Read the lines below and count those that have the word "this". Respond with the number only.
-- START SUPPLIED DATA --
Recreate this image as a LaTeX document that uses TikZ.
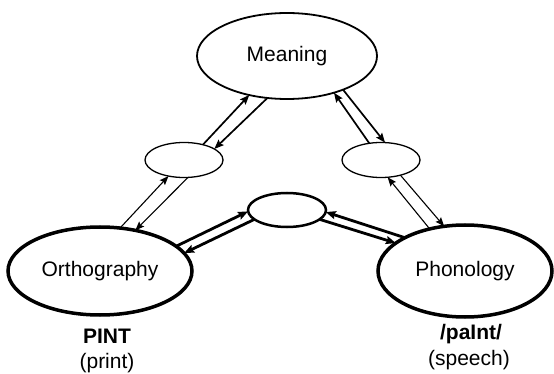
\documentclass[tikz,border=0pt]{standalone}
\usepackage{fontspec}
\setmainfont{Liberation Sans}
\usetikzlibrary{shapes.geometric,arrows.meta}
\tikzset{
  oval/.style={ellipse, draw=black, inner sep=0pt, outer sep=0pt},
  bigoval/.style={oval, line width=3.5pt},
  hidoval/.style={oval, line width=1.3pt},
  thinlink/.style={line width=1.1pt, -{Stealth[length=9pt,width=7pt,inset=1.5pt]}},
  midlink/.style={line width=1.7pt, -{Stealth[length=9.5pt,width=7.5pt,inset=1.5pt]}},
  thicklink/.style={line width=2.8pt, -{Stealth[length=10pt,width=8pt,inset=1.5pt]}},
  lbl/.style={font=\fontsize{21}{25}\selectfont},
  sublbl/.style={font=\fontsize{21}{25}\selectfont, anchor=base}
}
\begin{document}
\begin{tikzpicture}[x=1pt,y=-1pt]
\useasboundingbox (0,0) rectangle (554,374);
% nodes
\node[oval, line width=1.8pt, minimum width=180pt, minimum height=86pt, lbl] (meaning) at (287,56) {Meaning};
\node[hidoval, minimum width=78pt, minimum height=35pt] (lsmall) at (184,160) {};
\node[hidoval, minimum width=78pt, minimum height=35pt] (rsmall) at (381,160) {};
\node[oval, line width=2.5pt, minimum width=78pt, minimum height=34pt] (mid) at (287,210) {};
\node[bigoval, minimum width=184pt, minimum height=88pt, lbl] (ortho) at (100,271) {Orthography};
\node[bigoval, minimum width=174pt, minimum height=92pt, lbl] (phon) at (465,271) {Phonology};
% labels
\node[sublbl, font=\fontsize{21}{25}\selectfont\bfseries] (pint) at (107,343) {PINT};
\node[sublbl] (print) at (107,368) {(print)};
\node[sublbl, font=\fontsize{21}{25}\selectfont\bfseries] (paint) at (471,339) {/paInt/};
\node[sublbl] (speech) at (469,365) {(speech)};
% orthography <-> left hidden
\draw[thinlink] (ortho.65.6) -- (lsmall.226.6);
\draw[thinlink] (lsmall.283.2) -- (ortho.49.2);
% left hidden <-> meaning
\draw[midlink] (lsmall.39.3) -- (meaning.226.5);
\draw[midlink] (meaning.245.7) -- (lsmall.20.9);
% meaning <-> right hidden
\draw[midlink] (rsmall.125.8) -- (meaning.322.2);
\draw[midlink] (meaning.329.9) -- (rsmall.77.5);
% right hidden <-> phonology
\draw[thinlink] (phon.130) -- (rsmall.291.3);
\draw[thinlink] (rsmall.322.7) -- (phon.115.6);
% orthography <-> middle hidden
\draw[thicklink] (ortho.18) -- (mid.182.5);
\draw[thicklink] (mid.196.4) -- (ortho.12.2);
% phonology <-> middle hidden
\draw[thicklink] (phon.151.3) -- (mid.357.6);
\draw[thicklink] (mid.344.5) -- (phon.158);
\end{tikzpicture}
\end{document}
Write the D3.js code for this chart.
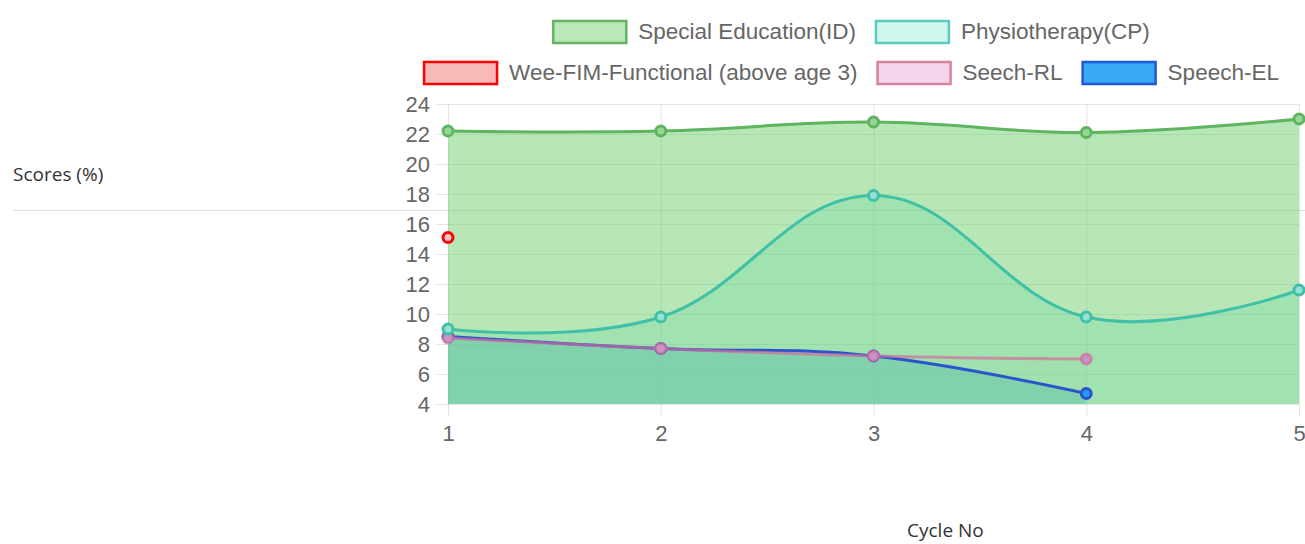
-- END SUPPLIED DATA --
*EXERCISE OUTPUT*:
2